La lentezza della Giustizia è proverbiale, notoria: lenti e farraginosi i processi, le sentenze, stabilire se l’imputato sia colpevole o se “il fatto non sussiste”. Si prenda atto che lo sono anche le inchieste che originano questi processi spesso destinati a finire in bolle di sapone.
Si apprende che ieri i magistrati belgi e italiani che indagano sul cosiddetto Qatargate, hanno disposto la perquisizione dell’abitazione della tesoriera di “Non c’è pace senza giustizia”, Antonella Casu.
Casu è una di quelle persone a cui si affiderebbero con assoluta tranquillità le chiavi di casa per un lungo giro del mondo, sicuri di ritrovarla al ritorno ancora più pulita e custodita di come la si è lasciata. Ma queste sono opinioni personali di chi ha conosciuto Casu e con lei ha avuto modo di lavorare. Magari si è in errore, ma i magistrati belgi e italiani devono trovare montagne di prove, per convincerci del contrario. Finora queste prove non le hanno. Questo è il primo fatto.
L’inchiesta, scoppiata mediaticamente a dicembre con arresti clamorosi, di tutta evidenza è cominciata molto prima; infatti si è parlato di intercettazioni, pedinamenti, lavorii vari di servizi segreti non solo belgi, fino alla documentale prova fotografica delle borse traboccanti denaro liquido: in flagranza, dunque preventivamente avvertiti da qualcuno.
L’altro giorno la perquisizione nella sede e nell’abitazione di Casu. Due mesi dopo la “notizia” della vicenda. Fantastico. Perché con tanto ritardo? Nessuno lo spiega.

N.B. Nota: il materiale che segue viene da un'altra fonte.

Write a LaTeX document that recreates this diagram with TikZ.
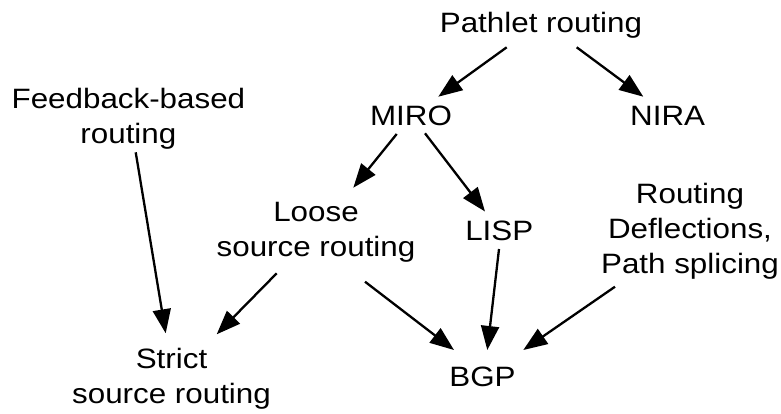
\documentclass[tikz,border=0pt]{standalone}
\usepackage{fontspec}
\setmainfont[FakeStretch=1.12]{Liberation Sans}
\usetikzlibrary{arrows.meta}
\begin{document}
\begin{tikzpicture}[x=1pt,y=-1pt,
  label/.style={inner sep=0pt,anchor=base,align=center,
    font=\fontsize{28}{35}\selectfont},
  link/.style={line width=2.3pt,-{Triangle[length=24pt,width=18pt]}}]
\useasboundingbox (0,0) rectangle (781,413);

% routing schemes (base = baseline of the last line)
\node[label] (pathlet) at (541,32) {Pathlet routing};
\node[label] (miro) at (411,125) {MIRO};
\node[label] (nira) at (667.7,125) {NIRA};
\node[label] (feedback) at (128.4,143.3) {Feedback-based\\routing};
\node[label] (loose) at (316,256.7) {Loose\\source routing};
\node[label] (lisp) at (499.3,240) {LISP};
\node[label] (deflect) at (690,273.3) {Routing\\Deflections,\\Path splicing};
\node[label] (strict) at (171.5,403.3) {Strict\\source routing};
\node[label] (bgp) at (482.5,386.7) {BGP};

% relations between them
\draw[link] ([shift={(-34.3,15.3)}]pathlet.base) -- ([shift={(27.3,-28.3)}]miro.base);
\draw[link] ([shift={(35.7,15.3)}]pathlet.base) -- ([shift={(-24.4,-28.3)}]nira.base);
\draw[link] ([shift={(-14.3,9)}]miro.base) -- ([shift={(37.3,-69)}]loose.base);
\draw[link] ([shift={(14,8.3)}]miro.base) -- ([shift={(-14.3,-28.5)}]lisp.base);
\draw[link] ([shift={(7.3,9)}]feedback.base) -- ([shift={(-5.8,-70)}]strict.base);
\draw[link] ([shift={(-39.3,16.6)}]loose.base) -- ([shift={(45.2,-69)}]strict.base);
\draw[link] ([shift={(49,25)}]loose.base) -- ([shift={(-28.5,-36.7)}]bgp.base);
\draw[link] ([shift={(-0.3,9)}]lisp.base) -- ([shift={(4.8,-36.7)}]bgp.base);
\draw[link] ([shift={(-75,13.4)}]deflect.base) -- ([shift={(40.8,-36.7)}]bgp.base);
\end{tikzpicture}
\end{document}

Di solito, al termine di simili “operazioni”, la frase di rito è: “Sequestrati documenti interessanti”. È il modo per dire che è andata a vuoto, non s’è trovato nulla. Questa volta i documenti non sono neppure “interessanti”. Viene comunicato che sono stati sequestrati “molti documenti e la copia forense dei pc alla ricerca di tracce e bonifici utili a ricostruire il sistema corruttivo con cui Qatar e Marocco hanno condizionato le politiche europee”, ma al tempo stesso “l’Ong non risulta indagata”. Di solito le banche conservano le documentazioni sia in forma digitale che in cartaceo di tutte le operazioni, ma certo sequestrare “la copia forense dei pc” fa più scena. Magari quella documentazione, se c’è, la si doveva cercare prima. Invece no, trascorrono due mesi.
Antonella Casu perdonerà se la si butta a ridere (ma è riso amaro): chissà se ci diranno se nelle pareti di casa sua ci sono manifesti, e quali; scontata la presenza di abiti femminili; ma ce ne saranno anche di maschili? E i libri, quali libri? E i dvd, quali dvd? Perché noi giornalisti non ci si limita a raccontare i fatti che accadono (a volte, non sempre): abbiamo sempre bisogno di un po’ di salsa piccante per cercare di insaporire quello che è mal cucinato. Ma questa volta, davvero, neppure degli ossi da rosicchiare ci sono stati dati; la scodella appare vuota. Però si azzarda una previsione: una pista per qualcuno “interessante” sarà costituita da George Soros. Il perfido giudìo fa sempre la sua bella figura.